*What the task asks:* In the listing below, find the line holding "Reproduce this chart with Chart.js." and the line holding "1, 0, 0, 0, 0]];". Write out those two lines and all lines between, exactly, and nothing more.

*Data listing:*

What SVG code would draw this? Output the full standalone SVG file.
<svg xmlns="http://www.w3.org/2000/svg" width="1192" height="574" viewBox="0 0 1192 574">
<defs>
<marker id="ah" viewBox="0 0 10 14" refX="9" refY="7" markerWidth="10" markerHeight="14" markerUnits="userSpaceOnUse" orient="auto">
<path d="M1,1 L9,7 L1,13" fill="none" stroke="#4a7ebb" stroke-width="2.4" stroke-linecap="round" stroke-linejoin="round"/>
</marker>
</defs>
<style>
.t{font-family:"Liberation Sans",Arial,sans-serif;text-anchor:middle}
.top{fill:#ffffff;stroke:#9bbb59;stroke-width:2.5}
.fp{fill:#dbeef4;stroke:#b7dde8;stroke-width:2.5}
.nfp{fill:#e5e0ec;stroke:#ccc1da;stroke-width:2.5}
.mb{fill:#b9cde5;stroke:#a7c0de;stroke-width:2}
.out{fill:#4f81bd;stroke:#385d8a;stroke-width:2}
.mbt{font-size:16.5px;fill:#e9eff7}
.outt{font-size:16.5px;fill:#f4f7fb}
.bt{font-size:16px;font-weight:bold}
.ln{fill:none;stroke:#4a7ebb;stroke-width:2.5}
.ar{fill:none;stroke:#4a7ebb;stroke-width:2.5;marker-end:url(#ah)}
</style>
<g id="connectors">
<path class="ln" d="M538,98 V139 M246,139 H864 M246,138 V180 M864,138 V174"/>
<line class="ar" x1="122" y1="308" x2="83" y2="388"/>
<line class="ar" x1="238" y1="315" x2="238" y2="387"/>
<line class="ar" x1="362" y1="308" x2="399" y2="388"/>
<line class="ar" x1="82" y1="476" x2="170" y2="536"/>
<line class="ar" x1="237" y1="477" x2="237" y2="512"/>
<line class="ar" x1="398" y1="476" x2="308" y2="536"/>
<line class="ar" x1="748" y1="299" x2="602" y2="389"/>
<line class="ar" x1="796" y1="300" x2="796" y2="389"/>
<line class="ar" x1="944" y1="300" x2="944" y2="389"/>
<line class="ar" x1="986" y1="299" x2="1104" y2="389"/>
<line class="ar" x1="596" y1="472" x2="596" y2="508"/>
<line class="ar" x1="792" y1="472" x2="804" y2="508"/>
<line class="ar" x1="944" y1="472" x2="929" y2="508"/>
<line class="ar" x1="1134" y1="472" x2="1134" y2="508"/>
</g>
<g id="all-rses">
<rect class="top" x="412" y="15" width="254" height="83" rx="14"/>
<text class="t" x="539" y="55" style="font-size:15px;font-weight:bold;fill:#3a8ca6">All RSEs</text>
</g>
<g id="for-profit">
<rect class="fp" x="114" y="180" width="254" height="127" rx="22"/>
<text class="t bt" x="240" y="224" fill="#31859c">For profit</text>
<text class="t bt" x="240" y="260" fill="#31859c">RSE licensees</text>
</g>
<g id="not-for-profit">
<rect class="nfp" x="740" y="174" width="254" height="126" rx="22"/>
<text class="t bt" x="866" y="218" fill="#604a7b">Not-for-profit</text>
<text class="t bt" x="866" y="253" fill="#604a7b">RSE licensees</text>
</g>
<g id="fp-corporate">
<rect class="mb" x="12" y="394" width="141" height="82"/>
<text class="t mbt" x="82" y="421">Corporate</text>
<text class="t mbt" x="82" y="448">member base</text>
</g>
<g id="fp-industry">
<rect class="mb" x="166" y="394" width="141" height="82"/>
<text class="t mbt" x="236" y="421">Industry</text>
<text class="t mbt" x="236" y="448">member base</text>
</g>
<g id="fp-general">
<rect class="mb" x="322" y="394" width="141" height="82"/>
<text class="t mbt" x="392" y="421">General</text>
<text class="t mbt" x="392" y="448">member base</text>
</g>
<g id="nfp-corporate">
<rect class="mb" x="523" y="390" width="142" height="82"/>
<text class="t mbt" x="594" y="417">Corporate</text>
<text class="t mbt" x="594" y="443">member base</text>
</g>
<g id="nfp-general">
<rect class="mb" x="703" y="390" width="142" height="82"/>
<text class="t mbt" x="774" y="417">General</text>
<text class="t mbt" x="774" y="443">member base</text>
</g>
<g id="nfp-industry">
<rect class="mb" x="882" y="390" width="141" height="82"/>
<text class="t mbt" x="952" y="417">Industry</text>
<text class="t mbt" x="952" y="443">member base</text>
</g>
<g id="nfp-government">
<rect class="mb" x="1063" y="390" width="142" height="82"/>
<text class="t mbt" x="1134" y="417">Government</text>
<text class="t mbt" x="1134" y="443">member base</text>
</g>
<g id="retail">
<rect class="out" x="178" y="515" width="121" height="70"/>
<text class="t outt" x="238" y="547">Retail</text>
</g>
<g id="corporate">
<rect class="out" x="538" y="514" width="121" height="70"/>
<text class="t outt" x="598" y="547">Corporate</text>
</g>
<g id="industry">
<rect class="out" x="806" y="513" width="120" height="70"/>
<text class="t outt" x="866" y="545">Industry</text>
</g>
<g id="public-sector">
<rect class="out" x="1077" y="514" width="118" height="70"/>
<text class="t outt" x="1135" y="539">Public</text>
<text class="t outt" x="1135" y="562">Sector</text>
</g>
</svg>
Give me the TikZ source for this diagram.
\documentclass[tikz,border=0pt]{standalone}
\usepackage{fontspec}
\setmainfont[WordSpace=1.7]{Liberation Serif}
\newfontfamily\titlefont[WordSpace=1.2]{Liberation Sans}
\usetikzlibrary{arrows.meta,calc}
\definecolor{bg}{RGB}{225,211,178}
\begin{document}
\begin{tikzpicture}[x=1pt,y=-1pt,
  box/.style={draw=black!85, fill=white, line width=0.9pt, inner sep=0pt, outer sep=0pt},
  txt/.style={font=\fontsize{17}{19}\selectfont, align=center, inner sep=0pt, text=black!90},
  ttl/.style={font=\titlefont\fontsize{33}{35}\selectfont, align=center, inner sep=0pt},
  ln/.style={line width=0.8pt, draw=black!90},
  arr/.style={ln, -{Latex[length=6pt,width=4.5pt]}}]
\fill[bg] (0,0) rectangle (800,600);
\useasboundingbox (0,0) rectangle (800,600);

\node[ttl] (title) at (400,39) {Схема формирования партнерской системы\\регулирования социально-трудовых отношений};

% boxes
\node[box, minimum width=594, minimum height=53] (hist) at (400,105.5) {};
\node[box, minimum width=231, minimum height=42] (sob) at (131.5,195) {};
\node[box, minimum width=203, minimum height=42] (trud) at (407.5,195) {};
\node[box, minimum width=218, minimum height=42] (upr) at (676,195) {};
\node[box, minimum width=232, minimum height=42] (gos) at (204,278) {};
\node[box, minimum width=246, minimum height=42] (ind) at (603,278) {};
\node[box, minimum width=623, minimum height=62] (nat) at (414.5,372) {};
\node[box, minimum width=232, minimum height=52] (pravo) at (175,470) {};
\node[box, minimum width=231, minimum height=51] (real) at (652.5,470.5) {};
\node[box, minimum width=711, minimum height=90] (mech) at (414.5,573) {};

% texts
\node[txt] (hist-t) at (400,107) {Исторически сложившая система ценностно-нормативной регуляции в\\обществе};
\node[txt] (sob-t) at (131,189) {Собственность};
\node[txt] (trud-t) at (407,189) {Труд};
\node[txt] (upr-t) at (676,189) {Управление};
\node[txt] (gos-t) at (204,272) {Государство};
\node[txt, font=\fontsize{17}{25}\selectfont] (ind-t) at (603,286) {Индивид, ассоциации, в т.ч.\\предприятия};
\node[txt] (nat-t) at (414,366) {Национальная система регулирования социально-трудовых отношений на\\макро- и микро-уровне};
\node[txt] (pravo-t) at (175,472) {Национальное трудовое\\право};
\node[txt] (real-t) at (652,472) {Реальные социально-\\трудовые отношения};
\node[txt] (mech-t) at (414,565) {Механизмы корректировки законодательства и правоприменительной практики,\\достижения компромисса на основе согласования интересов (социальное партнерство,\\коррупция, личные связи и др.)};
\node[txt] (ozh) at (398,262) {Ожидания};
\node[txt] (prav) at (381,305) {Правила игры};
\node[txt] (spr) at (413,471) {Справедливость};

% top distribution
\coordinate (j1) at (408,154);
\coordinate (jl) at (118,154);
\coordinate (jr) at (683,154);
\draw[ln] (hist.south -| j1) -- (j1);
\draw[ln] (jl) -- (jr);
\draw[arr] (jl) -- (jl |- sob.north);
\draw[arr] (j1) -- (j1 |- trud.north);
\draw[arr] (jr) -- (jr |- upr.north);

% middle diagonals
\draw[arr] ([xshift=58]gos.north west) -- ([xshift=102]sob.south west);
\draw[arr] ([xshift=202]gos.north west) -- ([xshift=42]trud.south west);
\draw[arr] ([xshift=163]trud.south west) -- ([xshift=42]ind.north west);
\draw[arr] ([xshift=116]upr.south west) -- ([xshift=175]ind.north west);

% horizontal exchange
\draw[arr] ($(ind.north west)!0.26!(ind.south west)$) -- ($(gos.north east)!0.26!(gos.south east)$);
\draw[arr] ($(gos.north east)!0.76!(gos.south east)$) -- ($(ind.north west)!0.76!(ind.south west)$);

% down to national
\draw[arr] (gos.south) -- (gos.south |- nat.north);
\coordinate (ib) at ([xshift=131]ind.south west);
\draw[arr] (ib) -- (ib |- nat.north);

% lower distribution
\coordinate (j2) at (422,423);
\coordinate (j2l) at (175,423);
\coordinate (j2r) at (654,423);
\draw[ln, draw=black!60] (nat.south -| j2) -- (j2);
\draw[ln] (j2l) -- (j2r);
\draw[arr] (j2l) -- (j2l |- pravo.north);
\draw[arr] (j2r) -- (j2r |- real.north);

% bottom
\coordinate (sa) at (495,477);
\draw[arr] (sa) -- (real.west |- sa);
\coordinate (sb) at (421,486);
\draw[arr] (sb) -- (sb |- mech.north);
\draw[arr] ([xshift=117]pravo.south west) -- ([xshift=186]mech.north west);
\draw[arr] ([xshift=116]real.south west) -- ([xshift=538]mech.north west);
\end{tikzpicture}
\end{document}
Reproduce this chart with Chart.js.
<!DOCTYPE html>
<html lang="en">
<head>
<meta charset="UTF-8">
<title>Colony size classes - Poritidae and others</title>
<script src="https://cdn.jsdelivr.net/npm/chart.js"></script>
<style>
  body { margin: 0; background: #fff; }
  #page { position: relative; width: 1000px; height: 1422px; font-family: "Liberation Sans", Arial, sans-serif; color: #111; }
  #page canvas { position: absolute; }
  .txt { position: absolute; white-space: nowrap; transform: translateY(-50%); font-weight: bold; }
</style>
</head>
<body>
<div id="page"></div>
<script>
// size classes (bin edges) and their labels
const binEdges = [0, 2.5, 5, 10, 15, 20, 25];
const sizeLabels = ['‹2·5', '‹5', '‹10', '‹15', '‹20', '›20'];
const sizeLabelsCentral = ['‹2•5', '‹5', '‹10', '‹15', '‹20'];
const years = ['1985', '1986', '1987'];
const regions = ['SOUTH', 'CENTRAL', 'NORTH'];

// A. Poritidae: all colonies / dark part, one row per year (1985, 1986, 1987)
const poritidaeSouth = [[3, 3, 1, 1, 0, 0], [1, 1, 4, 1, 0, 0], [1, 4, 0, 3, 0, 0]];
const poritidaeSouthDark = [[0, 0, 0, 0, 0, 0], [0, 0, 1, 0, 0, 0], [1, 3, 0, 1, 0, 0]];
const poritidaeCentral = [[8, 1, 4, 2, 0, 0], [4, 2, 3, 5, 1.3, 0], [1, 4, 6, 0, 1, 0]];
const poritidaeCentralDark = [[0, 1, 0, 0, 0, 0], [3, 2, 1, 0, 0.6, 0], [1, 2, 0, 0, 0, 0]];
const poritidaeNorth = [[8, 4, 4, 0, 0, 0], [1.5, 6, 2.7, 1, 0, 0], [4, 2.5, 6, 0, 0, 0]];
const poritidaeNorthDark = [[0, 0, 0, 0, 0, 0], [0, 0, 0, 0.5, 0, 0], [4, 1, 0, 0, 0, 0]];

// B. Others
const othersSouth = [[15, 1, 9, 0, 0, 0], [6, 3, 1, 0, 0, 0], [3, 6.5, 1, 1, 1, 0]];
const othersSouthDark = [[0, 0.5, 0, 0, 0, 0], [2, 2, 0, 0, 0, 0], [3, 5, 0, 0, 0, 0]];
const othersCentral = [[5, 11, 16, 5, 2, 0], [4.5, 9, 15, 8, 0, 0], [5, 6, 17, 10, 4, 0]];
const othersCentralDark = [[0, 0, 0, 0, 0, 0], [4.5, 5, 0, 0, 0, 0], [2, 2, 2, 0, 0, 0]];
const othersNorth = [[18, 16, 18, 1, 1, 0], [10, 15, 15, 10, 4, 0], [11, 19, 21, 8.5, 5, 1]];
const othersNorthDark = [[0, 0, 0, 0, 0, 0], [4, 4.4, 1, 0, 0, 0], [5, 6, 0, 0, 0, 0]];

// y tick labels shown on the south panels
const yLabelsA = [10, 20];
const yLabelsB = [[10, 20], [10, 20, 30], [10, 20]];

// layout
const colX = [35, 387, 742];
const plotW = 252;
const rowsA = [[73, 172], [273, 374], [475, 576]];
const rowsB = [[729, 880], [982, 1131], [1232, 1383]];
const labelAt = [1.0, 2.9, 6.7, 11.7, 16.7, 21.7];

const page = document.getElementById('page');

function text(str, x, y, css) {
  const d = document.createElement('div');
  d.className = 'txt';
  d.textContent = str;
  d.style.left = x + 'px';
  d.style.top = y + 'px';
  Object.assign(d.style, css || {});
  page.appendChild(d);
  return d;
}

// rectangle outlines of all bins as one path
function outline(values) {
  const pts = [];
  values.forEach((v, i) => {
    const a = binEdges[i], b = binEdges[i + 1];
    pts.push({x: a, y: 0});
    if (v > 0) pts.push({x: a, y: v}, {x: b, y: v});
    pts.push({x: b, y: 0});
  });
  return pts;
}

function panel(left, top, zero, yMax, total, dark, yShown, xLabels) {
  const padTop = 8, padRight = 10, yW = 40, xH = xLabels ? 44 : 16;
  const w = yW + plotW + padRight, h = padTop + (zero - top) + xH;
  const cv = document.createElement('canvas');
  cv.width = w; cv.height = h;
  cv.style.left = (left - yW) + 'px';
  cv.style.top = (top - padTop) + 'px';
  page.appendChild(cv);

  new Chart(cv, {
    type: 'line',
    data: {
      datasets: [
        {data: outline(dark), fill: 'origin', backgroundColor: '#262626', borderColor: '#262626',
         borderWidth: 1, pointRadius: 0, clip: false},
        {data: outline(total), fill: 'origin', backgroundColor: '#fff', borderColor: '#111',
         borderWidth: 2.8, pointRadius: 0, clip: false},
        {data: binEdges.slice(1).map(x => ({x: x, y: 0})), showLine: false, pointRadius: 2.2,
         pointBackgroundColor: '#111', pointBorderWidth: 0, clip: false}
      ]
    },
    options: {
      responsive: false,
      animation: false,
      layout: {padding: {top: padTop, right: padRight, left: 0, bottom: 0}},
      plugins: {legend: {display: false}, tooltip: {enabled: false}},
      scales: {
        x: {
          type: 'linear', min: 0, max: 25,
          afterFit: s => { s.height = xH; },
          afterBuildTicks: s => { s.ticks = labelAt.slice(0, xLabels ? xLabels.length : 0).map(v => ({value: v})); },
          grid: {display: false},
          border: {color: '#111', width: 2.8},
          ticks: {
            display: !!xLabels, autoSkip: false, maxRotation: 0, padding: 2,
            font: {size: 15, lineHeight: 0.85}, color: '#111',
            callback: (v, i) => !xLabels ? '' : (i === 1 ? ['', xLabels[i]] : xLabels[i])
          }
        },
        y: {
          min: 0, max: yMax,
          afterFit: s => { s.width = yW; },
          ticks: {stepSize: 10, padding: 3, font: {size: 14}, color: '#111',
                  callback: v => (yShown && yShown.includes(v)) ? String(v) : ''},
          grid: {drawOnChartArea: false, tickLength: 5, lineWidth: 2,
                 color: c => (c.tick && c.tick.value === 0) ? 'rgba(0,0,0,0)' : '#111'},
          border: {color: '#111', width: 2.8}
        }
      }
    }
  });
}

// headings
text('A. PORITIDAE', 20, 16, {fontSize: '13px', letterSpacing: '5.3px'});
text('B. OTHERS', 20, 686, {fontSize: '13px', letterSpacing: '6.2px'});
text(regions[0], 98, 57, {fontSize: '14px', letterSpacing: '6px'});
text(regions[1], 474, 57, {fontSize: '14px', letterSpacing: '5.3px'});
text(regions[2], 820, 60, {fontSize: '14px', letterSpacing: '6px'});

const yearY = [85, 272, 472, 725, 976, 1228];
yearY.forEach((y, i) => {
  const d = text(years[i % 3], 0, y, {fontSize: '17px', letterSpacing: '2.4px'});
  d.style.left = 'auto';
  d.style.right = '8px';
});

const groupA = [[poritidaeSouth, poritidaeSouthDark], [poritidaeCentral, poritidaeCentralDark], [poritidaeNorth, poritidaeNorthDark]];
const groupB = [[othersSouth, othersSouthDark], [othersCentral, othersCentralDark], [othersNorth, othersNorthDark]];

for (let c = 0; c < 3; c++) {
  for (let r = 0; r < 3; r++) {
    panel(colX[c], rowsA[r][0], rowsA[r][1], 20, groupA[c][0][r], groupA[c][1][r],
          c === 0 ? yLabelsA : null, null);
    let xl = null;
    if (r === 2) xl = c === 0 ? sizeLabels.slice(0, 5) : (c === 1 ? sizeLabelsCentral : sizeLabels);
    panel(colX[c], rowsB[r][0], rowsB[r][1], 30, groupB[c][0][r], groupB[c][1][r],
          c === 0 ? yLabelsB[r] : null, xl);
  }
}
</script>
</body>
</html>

*Response to this task:*
Reproduce this chart with Chart.js.
<!DOCTYPE html>
<html lang="en">
<head>
<meta charset="UTF-8">
<title>Colony size classes - Poritidae and others</title>
<script src="https://cdn.jsdelivr.net/npm/chart.js"></script>
<style>
  body { margin: 0; background: #fff; }
  #page { position: relative; width: 1000px; height: 1422px; font-family: "Liberation Sans", Arial, sans-serif; color: #111; }
  #page canvas { position: absolute; }
  .txt { position: absolute; white-space: nowrap; transform: translateY(-50%); font-weight: bold; }
</style>
</head>
<body>
<div id="page"></div>
<script>
// size classes (bin edges) and their labels
const binEdges = [0, 2.5, 5, 10, 15, 20, 25];
const sizeLabels = ['‹2·5', '‹5', '‹10', '‹15', '‹20', '›20'];
const sizeLabelsCentral = ['‹2•5', '‹5', '‹10', '‹15', '‹20'];
const years = ['1985', '1986', '1987'];
const regions = ['SOUTH', 'CENTRAL', 'NORTH'];

// A. Poritidae: all colonies / dark part, one row per year (1985, 1986, 1987)
const poritidaeSouth = [[3, 3, 1, 1, 0, 0], [1, 1, 4, 1, 0, 0], [1, 4, 0, 3, 0, 0]];
const poritidaeSouthDark = [[0, 0, 0, 0, 0, 0], [0, 0, 1, 0, 0, 0], [1, 3, 0, 1, 0, 0]];
const poritidaeCentral = [[8, 1, 4, 2, 0, 0], [4, 2, 3, 5, 1.3, 0], [1, 4, 6, 0, 1, 0]];
const poritidaeCentralDark = [[0, 1, 0, 0, 0, 0], [3, 2, 1, 0, 0.6, 0], [1, 2, 0, 0, 0, 0]];
const poritidaeNorth = [[8, 4, 4, 0, 0, 0], [1.5, 6, 2.7, 1, 0, 0], [4, 2.5, 6, 0, 0, 0]];
const poritidaeNorthDark = [[0, 0, 0, 0, 0, 0], [0, 0, 0, 0.5, 0, 0], [4, 1, 0, 0, 0, 0]];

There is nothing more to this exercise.